## Exercise objective
Starting at the first line of the listing below, repeat each line exactly until the line containing "plt.rcParams['font.family'] = ['Liberation", which you include. Leave out pictures.

## Material

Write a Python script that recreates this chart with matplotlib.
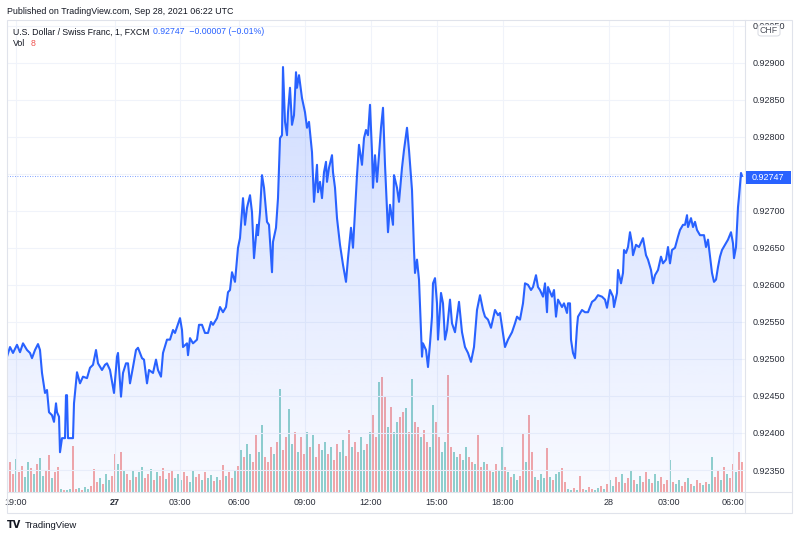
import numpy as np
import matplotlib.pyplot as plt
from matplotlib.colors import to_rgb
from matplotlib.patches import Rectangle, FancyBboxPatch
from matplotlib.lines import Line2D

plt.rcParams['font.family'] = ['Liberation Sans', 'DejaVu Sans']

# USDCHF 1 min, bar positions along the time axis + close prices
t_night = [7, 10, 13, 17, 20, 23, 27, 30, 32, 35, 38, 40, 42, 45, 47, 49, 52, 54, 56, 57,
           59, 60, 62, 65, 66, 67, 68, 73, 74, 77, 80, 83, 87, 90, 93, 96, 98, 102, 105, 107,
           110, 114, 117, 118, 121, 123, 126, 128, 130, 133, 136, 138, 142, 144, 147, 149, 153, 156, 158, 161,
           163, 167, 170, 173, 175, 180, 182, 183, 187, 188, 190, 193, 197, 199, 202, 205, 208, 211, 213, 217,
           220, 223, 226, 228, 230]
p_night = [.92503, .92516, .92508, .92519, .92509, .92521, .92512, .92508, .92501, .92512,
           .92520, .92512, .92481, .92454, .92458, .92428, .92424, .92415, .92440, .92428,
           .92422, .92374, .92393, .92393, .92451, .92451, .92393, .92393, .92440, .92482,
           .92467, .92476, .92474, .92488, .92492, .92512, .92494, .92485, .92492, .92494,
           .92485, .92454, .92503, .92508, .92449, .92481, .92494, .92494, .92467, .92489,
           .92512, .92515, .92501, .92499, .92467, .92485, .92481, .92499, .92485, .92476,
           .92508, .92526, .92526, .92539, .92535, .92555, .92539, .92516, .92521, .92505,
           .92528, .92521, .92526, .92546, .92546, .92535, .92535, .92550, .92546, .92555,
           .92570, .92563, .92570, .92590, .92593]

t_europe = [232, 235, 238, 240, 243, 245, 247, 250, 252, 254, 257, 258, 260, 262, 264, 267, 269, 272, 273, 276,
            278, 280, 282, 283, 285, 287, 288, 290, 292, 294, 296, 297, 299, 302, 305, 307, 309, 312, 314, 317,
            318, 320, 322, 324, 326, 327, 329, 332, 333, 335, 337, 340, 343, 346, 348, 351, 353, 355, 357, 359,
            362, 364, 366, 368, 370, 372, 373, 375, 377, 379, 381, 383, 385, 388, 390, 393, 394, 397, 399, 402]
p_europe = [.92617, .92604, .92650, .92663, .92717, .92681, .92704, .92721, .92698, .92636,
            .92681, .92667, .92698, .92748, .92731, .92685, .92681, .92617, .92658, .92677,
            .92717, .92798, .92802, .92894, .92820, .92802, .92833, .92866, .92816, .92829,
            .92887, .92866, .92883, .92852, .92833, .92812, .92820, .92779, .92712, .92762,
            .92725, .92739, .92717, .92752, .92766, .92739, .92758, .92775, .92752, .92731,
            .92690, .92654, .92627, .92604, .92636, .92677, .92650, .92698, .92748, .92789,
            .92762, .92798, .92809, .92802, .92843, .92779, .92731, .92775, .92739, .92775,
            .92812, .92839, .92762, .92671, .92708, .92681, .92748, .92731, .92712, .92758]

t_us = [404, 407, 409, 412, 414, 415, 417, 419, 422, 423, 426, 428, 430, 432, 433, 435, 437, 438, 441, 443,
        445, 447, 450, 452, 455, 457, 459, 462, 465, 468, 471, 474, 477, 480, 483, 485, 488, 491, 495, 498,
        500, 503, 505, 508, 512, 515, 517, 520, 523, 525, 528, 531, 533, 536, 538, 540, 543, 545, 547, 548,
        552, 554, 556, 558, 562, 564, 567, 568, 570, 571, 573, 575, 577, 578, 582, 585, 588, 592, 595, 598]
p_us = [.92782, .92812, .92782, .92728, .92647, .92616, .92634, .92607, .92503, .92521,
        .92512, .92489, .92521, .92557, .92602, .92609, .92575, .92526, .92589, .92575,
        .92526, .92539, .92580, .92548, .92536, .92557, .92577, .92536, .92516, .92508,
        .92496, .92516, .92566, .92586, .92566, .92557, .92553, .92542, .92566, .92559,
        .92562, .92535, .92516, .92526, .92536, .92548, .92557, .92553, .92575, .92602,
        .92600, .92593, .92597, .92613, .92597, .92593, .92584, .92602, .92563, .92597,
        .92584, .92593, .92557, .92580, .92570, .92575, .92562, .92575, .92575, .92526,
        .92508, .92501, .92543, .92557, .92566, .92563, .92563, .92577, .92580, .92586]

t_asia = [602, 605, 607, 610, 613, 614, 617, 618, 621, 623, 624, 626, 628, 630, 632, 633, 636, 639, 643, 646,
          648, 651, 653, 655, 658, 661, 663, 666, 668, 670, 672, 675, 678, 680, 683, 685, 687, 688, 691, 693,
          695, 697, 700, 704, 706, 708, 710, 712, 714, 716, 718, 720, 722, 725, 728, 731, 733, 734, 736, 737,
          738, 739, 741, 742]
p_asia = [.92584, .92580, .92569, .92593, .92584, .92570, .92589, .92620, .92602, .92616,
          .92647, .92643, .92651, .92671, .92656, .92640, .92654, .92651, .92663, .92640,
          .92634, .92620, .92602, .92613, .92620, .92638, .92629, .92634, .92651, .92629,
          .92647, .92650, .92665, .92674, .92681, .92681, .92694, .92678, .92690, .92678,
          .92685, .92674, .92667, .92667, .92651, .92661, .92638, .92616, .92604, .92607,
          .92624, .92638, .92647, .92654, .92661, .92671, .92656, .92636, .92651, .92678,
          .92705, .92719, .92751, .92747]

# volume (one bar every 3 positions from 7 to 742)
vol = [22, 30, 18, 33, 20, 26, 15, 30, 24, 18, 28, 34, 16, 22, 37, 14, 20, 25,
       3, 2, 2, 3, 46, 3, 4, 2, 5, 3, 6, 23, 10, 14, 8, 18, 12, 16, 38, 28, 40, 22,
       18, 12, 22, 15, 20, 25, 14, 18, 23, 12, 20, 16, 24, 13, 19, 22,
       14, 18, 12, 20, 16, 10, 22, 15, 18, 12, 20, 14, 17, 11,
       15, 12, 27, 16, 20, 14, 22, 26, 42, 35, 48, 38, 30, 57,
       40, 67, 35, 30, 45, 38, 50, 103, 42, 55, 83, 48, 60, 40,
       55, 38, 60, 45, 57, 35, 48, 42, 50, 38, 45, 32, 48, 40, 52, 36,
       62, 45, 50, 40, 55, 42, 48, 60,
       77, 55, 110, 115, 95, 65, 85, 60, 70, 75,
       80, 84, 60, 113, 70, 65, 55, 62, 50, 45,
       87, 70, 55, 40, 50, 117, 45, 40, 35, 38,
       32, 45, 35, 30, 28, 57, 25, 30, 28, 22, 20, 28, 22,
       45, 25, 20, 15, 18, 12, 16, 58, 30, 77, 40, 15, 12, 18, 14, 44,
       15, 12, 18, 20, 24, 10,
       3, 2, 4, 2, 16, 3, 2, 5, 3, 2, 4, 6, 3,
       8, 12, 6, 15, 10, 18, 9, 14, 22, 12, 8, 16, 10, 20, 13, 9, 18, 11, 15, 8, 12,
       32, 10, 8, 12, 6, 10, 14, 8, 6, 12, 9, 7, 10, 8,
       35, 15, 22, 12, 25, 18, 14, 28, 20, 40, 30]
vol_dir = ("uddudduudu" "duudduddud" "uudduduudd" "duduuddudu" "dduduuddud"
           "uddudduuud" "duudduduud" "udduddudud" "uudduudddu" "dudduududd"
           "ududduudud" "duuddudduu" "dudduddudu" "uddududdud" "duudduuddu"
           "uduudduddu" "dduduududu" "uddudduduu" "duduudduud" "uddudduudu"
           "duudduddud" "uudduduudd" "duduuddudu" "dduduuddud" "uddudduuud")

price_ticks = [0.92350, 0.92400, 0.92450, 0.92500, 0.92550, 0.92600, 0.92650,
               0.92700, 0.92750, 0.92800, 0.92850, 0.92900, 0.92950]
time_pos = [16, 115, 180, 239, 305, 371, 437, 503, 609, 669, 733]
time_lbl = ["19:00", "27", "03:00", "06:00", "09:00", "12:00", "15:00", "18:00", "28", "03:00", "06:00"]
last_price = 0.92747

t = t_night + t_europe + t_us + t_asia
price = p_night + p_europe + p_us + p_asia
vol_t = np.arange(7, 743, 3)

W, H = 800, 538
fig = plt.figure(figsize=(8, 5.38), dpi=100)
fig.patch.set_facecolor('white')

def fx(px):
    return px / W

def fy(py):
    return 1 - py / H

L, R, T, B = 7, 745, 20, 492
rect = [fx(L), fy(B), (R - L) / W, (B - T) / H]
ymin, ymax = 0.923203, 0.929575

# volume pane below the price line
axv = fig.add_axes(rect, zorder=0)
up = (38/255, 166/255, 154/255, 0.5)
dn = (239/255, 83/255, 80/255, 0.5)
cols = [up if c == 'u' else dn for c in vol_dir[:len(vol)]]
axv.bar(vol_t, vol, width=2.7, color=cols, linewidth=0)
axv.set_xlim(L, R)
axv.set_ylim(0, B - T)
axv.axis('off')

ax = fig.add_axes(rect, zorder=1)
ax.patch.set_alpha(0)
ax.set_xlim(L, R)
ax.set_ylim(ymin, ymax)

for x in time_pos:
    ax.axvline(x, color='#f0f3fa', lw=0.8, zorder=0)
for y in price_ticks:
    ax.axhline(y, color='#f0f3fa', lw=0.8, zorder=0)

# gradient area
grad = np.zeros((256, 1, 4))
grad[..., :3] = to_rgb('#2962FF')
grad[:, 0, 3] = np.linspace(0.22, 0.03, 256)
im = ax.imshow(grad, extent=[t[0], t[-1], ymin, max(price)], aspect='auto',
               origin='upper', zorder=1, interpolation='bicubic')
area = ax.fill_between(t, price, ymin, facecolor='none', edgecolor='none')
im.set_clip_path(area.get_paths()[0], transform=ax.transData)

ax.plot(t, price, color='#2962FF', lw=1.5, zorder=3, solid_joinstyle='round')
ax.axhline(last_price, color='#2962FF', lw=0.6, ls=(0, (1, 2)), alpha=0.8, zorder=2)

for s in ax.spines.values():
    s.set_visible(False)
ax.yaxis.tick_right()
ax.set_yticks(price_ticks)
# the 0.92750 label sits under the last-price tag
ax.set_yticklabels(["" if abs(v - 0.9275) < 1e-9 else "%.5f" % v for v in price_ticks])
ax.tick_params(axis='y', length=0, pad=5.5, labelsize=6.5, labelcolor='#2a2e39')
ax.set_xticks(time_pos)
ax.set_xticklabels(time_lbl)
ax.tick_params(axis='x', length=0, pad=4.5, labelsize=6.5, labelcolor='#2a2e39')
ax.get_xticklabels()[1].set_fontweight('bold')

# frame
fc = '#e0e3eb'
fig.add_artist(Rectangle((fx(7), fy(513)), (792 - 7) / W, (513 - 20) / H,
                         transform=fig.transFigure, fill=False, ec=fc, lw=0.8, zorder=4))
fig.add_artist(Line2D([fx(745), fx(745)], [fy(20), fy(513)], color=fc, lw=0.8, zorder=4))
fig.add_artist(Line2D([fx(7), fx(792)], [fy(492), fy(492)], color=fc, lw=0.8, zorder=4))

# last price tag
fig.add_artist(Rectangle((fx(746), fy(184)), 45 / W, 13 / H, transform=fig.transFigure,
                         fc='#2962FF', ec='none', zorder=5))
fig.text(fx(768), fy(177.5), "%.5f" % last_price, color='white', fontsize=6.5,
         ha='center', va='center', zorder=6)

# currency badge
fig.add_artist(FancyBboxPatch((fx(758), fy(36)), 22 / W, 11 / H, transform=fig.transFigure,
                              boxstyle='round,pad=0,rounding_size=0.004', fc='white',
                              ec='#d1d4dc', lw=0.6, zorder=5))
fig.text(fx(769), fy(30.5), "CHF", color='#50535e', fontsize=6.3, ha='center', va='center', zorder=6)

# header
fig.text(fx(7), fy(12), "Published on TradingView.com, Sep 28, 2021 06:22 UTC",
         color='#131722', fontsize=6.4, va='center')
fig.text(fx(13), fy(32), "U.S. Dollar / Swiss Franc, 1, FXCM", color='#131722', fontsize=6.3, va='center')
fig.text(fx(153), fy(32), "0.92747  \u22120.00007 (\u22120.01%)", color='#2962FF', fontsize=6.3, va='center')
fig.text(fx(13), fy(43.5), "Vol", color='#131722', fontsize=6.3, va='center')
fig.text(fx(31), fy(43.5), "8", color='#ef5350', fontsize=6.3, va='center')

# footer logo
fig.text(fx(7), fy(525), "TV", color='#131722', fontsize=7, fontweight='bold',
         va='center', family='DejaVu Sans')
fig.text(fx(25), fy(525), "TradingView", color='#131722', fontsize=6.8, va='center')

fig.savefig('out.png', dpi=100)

## Output for this exercise
Write a Python script that recreates this chart with matplotlib.
import numpy as np
import matplotlib.pyplot as plt
from matplotlib.colors import to_rgb
from matplotlib.patches import Rectangle, FancyBboxPatch
from matplotlib.lines import Line2D

plt.rcParams['font.family'] = ['Liberation Sans', 'DejaVu Sans']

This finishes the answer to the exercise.